Bakan’a, Habur’dan giriş yapanların özel olarak seçildiklerini anımsattım. Bakan Ergin de “evet” yanıtını verdi, ancak sonradan propaganda faaliyeti yaptıkları için tutuklandıklarını belirtti.

“Rehin değiller”
Ergin, CHP Grup Başkanvekili Emine Ülker Tarhan’ın tutuklu milletvekilleri için bizimle rehin pazarlığı yapmasınlar, eleştirisine de şu yanıtı verdi:
“Tutuklu milletvekilleri rehin değil. Rehin demek belki kulağa hoş gelen bir ifade olabilir ama aynı zamanda boş bir eleştiridir.
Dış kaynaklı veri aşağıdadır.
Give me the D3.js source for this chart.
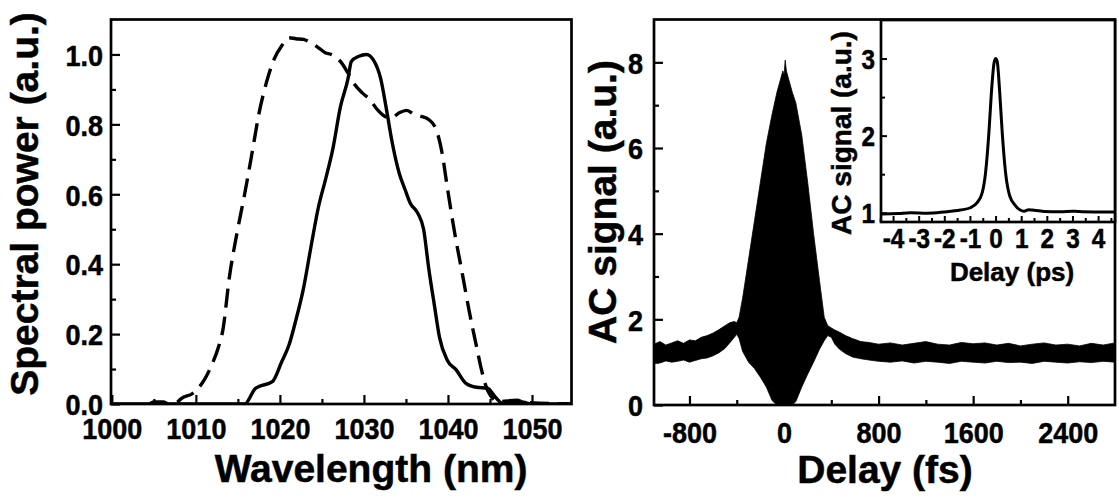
<!DOCTYPE html>
<html><head><meta charset="utf-8">
<script src="https://cdn.jsdelivr.net/npm/d3@7"></script>
<style>
body{margin:0;background:#fff}
svg{display:block}
text{font-family:"Liberation Sans",Arial,sans-serif;font-weight:bold;fill:#000;stroke:#000;stroke-width:0.5px}
</style>
</head><body>
<svg id="chart" width="1119" height="499"></svg>
<script>
// ---------- Data: left panel (spectra) ----------
const wavelengthTicks = [1000, 1010, 1020, 1030, 1040, 1050];
const wavelengthMinor = [1005, 1015, 1025, 1035, 1045];
const powerTicks = [0.0, 0.2, 0.4, 0.6, 0.8, 1.0];
const powerMinor = [0.1, 0.3, 0.5, 0.7, 0.9];

const solidWl  = [1000, 1004.4, 1005.0, 1006.1, 1006.8, 1015.8, 1017.1, 1017.5, 1019.1, 1020.2, 1021.1, 1021.9, 1022.8, 1023.7, 1024.6, 1025.4, 1026.3, 1027.2, 1028.1, 1028.5, 1029.4, 1030.3, 1031.1, 1032.0, 1032.7, 1033.3, 1034.2, 1034.9, 1035.5, 1036.4, 1037.1, 1037.7, 1038.4, 1039.0, 1039.9, 1041.0, 1042.1, 1043.4, 1044.7, 1045.6, 1046.5, 1048.0, 1049.0, 1050.0, 1054.7];
const solidPow = [0, 0, 0.006, 0.006, 0, 0, 0.045, 0.05, 0.064, 0.12, 0.17, 0.24, 0.33, 0.45, 0.565, 0.64, 0.73, 0.85, 0.93, 0.98, 0.995, 1.0, 0.985, 0.93, 0.84, 0.756, 0.66, 0.613, 0.575, 0.546, 0.5, 0.39, 0.28, 0.19, 0.126, 0.097, 0.06, 0.048, 0.045, 0.021, 0.002, 0.008, 0.005, 0, 0];

const dashedWl  = [1007.8, 1008.3, 1009.6, 1011.0, 1011.8, 1012.7, 1013.2, 1014.0, 1014.9, 1015.8, 1016.7, 1017.5, 1018.4, 1019.3, 1020.2, 1021.1, 1021.9, 1022.8, 1023.7, 1024.6, 1025.4, 1026.1, 1027.2, 1028.1, 1028.9, 1029.8, 1030.7, 1031.6, 1032.5, 1033.3, 1034.2, 1035.1, 1036.0, 1036.8, 1037.7, 1038.6, 1039.3, 1039.9, 1040.8, 1041.7, 1042.5, 1043.4, 1043.9, 1044.7, 1046.0, 1048.2, 1049.1, 1054.7];
const dashedPow = [0.005, 0.016, 0.03, 0.069, 0.107, 0.164, 0.21, 0.365, 0.49, 0.6, 0.72, 0.83, 0.92, 0.986, 1.024, 1.048, 1.045, 1.043, 1.033, 1.019, 1.005, 1.0, 0.98, 0.947, 0.914, 0.89, 0.871, 0.842, 0.823, 0.819, 0.833, 0.84, 0.828, 0.823, 0.814, 0.785, 0.718, 0.623, 0.489, 0.374, 0.269, 0.164, 0.107, 0.04, 0.007, 0.011, 0.005, 0];

// ---------- Data: right panel (autocorrelation envelope) ----------
const delayTicks = [-800, 0, 800, 1600, 2400];
const delayMinor = [-400, 400, 1200, 2000];
const acTicks = [0, 2, 4, 6, 8];
const acMinor = [1, 3, 5, 7];

const acDelay = [-1100, -1050, -1000, -950, -900, -850, -800, -750, -700, -650, -600, -550, -500, -460, -420, -400, -380, -350, -300, -250, -200, -150, -100, -60, -30, -10, 0, 10, 20, 40, 70, 100, 150, 200, 250, 300, 340, 370, 400, 430, 470, 520, 580, 650, 720, 800, 900, 1000, 1100, 1200, 1300, 1400, 1500, 1600, 1700, 1800, 1900, 2000, 2100, 2200, 2300, 2400, 2500, 2600, 2700, 2800];
const acUpper = [1.42, 1.48, 1.40, 1.45, 1.50, 1.44, 1.52, 1.50, 1.58, 1.62, 1.68, 1.76, 1.85, 1.92, 1.95, 1.92, 2.05, 2.5, 3.4, 4.3, 5.2, 6.1, 6.8, 7.3, 7.6, 7.8, 7.7, 8.05, 7.8, 7.6, 7.3, 7.05, 6.3, 5.2, 4.0, 2.9, 2.05, 1.85, 1.8, 1.75, 1.7, 1.62, 1.55, 1.48, 1.46, 1.42, 1.45, 1.40, 1.44, 1.48, 1.42, 1.40, 1.46, 1.43, 1.45, 1.40, 1.44, 1.38, 1.42, 1.45, 1.40, 1.42, 1.38, 1.44, 1.40, 1.45];
const acLower = [1.02, 0.98, 1.03, 1.0, 1.02, 1.05, 1.0, 1.04, 1.08, 1.1, 1.15, 1.22, 1.32, 1.45, 1.58, 1.65, 1.55, 1.25, 1.0, 0.85, 0.65, 0.42, 0.1, 0, 0, 0, 0, 0, 0, 0, 0, 0.08, 0.42, 0.72, 1.0, 1.3, 1.5, 1.62, 1.58, 1.42, 1.3, 1.2, 1.12, 1.08, 1.05, 1.02, 1.0, 1.03, 0.98, 1.02, 1.0, 0.97, 1.02, 1.0, 0.98, 1.02, 0.99, 1.0, 0.97, 1.02, 1.0, 0.98, 1.01, 0.99, 1.02, 1.0];

// ---------- Data: inset ----------
const insetXTicks = [-4, -3, -2, -1, 0, 1, 2, 3, 4];
const insetXMinor = [-4.5, -3.5, -2.5, -1.5, -0.5, 0.5, 1.5, 2.5, 3.5, 4.5];
const insetYTicks = [1, 2, 3];
const insetYMinor = [1.5, 2.5];
const insetDelay  = [-4.47, -3.8, -3.32, -2.67, -2.02, -1.37, -0.98, -0.72, -0.52, -0.39, -0.26, -0.16, -0.065, 0, 0.065, 0.16, 0.26, 0.39, 0.55, 0.78, 1.11, 1.3, 1.43, 1.89, 2.54, 3.0, 3.19, 3.4, 3.84, 4.66];
const insetSignal = [0.985, 0.99, 1.0, 0.995, 1.01, 1.035, 1.065, 1.13, 1.26, 1.52, 2.04, 2.57, 2.93, 3.0, 2.96, 2.57, 2.04, 1.52, 1.22, 1.09, 1.02, 1.04, 1.035, 1.017, 1.013, 1.02, 1.017, 1.012, 1.01, 1.01];

// ---------- Drawing ----------
const svg = d3.select("#chart");
svg.append("rect").attr("width", 1119).attr("height", 499).attr("fill", "#fff");
const SX = 0.9; // horizontal squeeze of the reference tick lettering

function drawAxes(g, x, y, o) {
  const [x0, x1] = x.range(), [y0, y1] = y.range();
  const bx = g.append("g").attr("transform", `translate(0,${y0})`)
    .call(d3.axisBottom(x).tickValues(o.xMajor).tickSizeInner(-o.majLen).tickSizeOuter(0).tickFormat(o.xFmt));
  bx.select(".domain").remove();
  bx.selectAll("line").attr("stroke", "#000").attr("stroke-width", o.tw);
  bx.selectAll("text").attr("y", o.xLabelY).attr("dy", null).attr("transform", `scale(${SX},1)`)
    .style("font-size", o.tickFont + "px").attr("font-family", null).attr("fill", null);
  const bm = g.append("g").attr("transform", `translate(0,${y0})`)
    .call(d3.axisBottom(x).tickValues(o.xMinor).tickSizeInner(-o.minLen).tickSizeOuter(0).tickFormat(""));
  bm.select(".domain").remove();
  bm.selectAll("line").attr("stroke", "#000").attr("stroke-width", o.tw);
  const ly = g.append("g").attr("transform", `translate(${x0},0)`)
    .call(d3.axisLeft(y).tickValues(o.yMajor).tickSizeInner(-o.majLen).tickSizeOuter(0).tickFormat(o.yFmt));
  ly.select(".domain").remove();
  ly.selectAll("line").attr("stroke", "#000").attr("stroke-width", o.tw);
  ly.selectAll("text").attr("x", o.yLabelX / SX).attr("dy", "0.36em").attr("transform", `scale(${SX},1)`)
    .style("font-size", o.tickFont + "px").attr("font-family", null).attr("fill", null);
  const lm = g.append("g").attr("transform", `translate(${x0},0)`)
    .call(d3.axisLeft(y).tickValues(o.yMinor).tickSizeInner(-o.minLen).tickSizeOuter(0).tickFormat(""));
  lm.select(".domain").remove();
  lm.selectAll("line").attr("stroke", "#000").attr("stroke-width", o.tw);
  g.append("rect").attr("x", x0).attr("y", y1).attr("width", x1 - x0).attr("height", y0 - y1)
    .attr("fill", "none").attr("stroke", "#000").attr("stroke-width", o.fw);
}

function hTitle(g, x, y, size, str) {
  g.append("text").attr("transform", `translate(${x},${y})`)
    .attr("text-anchor", "middle").style("font-size", size + "px").text(str);
}
function vTitle(g, x, y, size, str) {
  g.append("text").attr("transform", `translate(${x},${y}) rotate(-90)`)
    .attr("text-anchor", "middle").style("font-size", size + "px").text(str);
}

// ===== Left panel =====
const xL = d3.scaleLinear().domain([999.9, 1054.7]).range([111, 571.5]);
const yL = d3.scaleLinear().domain([0, 1.1]).range([404, 19.5]);
const gL = svg.append("g");
svg.append("clipPath").attr("id", "clipL").append("rect")
  .attr("x", 111).attr("y", 19.5).attr("width", 460.5).attr("height", 384.5);
const lineL = d3.line().x(d => xL(d[0])).y(d => yL(d[1])).curve(d3.curveMonotoneX);
gL.append("path").datum(dashedWl.map((w, i) => [w, dashedPow[i]]))
  .attr("clip-path", "url(#clipL)").attr("d", lineL)
  .attr("fill", "none").attr("stroke", "#000").attr("stroke-width", 3.4).attr("stroke-dasharray", "19,9");
gL.append("path").datum(solidWl.map((w, i) => [w, solidPow[i]]))
  .attr("clip-path", "url(#clipL)").attr("d", lineL)
  .attr("fill", "none").attr("stroke", "#000").attr("stroke-width", 3.4).attr("stroke-linejoin", "round");
drawAxes(gL, xL, yL, {
  xMajor: wavelengthTicks, xMinor: wavelengthMinor, yMajor: powerTicks, yMinor: powerMinor,
  xFmt: d3.format("d"), yFmt: d3.format(".1f"), majLen: 9, minLen: 5, tw: 2.2, fw: 2.7,
  xLabelY: 35, yLabelX: -8, tickFont: 30
});
hTitle(gL, 371, 482, 39, "Wavelength (nm)");
vTitle(gL, 38, 204, 39, "Spectral power (a.u.)");

// ===== Right panel =====
const xR = d3.scaleLinear().domain([-1100, 2800]).range([654, 1115]);
const yR = d3.scaleLinear().domain([0, 9]).range([405, 19.5]);
const gR = svg.append("g");
svg.append("clipPath").attr("id", "clipR").append("rect")
  .attr("x", 654).attr("y", 19.5).attr("width", 461).attr("height", 385.5);
const areaR = d3.area().x((d, i) => xR(acDelay[i])).y0((d, i) => yR(acLower[i])).y1((d, i) => yR(acUpper[i]));
gR.append("path").datum(acDelay).attr("clip-path", "url(#clipR)").attr("d", areaR)
  .attr("fill", "#000").attr("stroke", "#000").attr("stroke-width", 0.8);
drawAxes(gR, xR, yR, {
  xMajor: delayTicks, xMinor: delayMinor, yMajor: acTicks, yMinor: acMinor,
  xFmt: d3.format("d"), yFmt: d3.format("d"), majLen: 9, minLen: 5, tw: 2.2, fw: 2.7,
  xLabelY: 38, yLabelX: -11, tickFont: 30
});
hTitle(gR, 885, 483, 39, "Delay (fs)");
vTitle(gR, 616, 202, 39, "AC signal (a.u.)");

// ===== Inset =====
const xI = d3.scaleLinear().domain([-4.47, 4.66]).range([881, 1115]);
const yI = d3.scaleLinear().domain([0.88, 3.5]).range([222, 20]);
const gI = svg.append("g");
gI.append("rect").attr("x", 881).attr("y", 20).attr("width", 234).attr("height", 202).attr("fill", "#fff");
svg.append("clipPath").attr("id", "clipI").append("rect")
  .attr("x", 881).attr("y", 20).attr("width", 234).attr("height", 202);
const lineI = d3.line().x(d => xI(d[0])).y(d => yI(d[1])).curve(d3.curveMonotoneX);
gI.append("path").datum(insetDelay.map((t, i) => [t, insetSignal[i]]))
  .attr("clip-path", "url(#clipI)").attr("d", lineI)
  .attr("fill", "none").attr("stroke", "#000").attr("stroke-width", 3);
drawAxes(gI, xI, yI, {
  xMajor: insetXTicks, xMinor: insetXMinor, yMajor: insetYTicks, yMinor: insetYMinor,
  xFmt: d3.format("d"), yFmt: d3.format("d"), majLen: 6, minLen: 4, tw: 2, fw: 2.7,
  xLabelY: 26, yLabelX: -6, tickFont: 27
});
hTitle(gI, 1012, 281, 26, "Delay (ps)");
vTitle(gI, 851, 133, 28, "AC signal (a.u.)");

svg.selectAll("text").each(function(){ const t = this.textContent; if (t.includes("−")) d3.select(this).text(t.replace("−", "-")); });
</script>
</body></html>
Biz, niye vekilleri rehin tutalım? Rehin demek karşılığında bir şey isteniyor demektir. Biz CHP’den ne istiyoruz? Vekilleri cezaevinde tutan da biz değiliz. Tutukluluklarının devamına mahkeme karar veriyor, biz vermiyoruz.”

“Tutuklu sayısı azalıyor”
Adalet Bakanı Ergin, Türkiye’de tutuklu sayısının hükümlü sayısından fazla olduğu, tutuklu yargılamanın esas tutuksuz yargılamanın ise istisna haline geldiği yolundaki eleştiriye de şu yanıtı verdi:
“Bu tablo değişiyor. Tutuklu sayısı giderek azalıyor. Türkiye’de 2006 yılında tutuklu oranı yüzde 62, hükümlü oranı yüzde 38’di; 2008 yılında tutuklu oranı yüzde 60.2, hükümlü oranı yüzde 39.8’di; 2011’e geldiğimizde ise tutuklu oranı yüzde 42.4’e geriledi, hükümlü oranı yüzde 57.8 oldu. Yargıtay’da bekleyen dosyalar dikkate alındığında yani hükmen tutuklular dışarıda bırakıldığında tutuklu oranı yüzde 30’a düşüyor, hükümlü oranı yüzde 70 oluyor. Tutuklu sayısının hızla azaldığı bir eğilim gözleniyor. Ayrıca bu konuda uygulama çok önemli. Mevzuattan çok uygulamadan kaynaklanıyor. Bu yönde de çeşitli toplantılar, çalışmalar yapıyoruz. Savcılarla, ağır ceza başkanlarıyla, AİHM yargıçlarıyla birlikte toplantılar düzenledik. Bu yöndeki çabalarımız devam ediyor.”

CHP’nin önerisi
Adalet Bakanı Ergin, CHP’nin tutuklulukla ilgili önerisini ise şöyle değerlendirdi:
“CHP, milletvekili seçilenlerin tutuksuz yargılanmasını öneriyor. Süreden ziyade milletvekili sıfatıyla ilgili bir öneri getiriyor. Süre de öneriyor ama zaten bizim hukukumuzda da 2 yıl temel süre olarak belirlenmiş. Ben, tutukluluk süresiyle oynayarak bu sorunun çözülemeyeceğini söyledim. AİHM örnek gösteriliyor ama AİHM’de de her olaya, her dosyaya göre farklı süre söz konusu. Ben sürenin kısaltılması halinde kamu vicdanının kabul etmeyeceği serbest bırakılmalar olabileceğini söyledim. Birçok çete mensubu, çocuk tecavüzcüsü de yararlanır bu da kamu vicdanına sığmaz, dedim. Örnekleri görüldü, açın gazetelere bakın Ogün Samast çocuk mahkemesine gönderildi diye neler yazıldı. Biz, küçüklerin büyüklerle ortak işledikleri suçlarda aynı mahkeme yargılayabilir diye düzenleme getirmiştik, CHP önergeyle bunu değiştirdi, Samast da çocuk mahkemesine gitti ama biz eleştirildik. Keza Hizbullah sanıkları 10 yıl tutukluluk süresi dolduğu için serbest bırakıldılar diye basın yine bizi eleştirdi. Yani dışarıdan eleştiri ile uygulama sorumluluğu olanların olaya bakışı farklı oluyor.”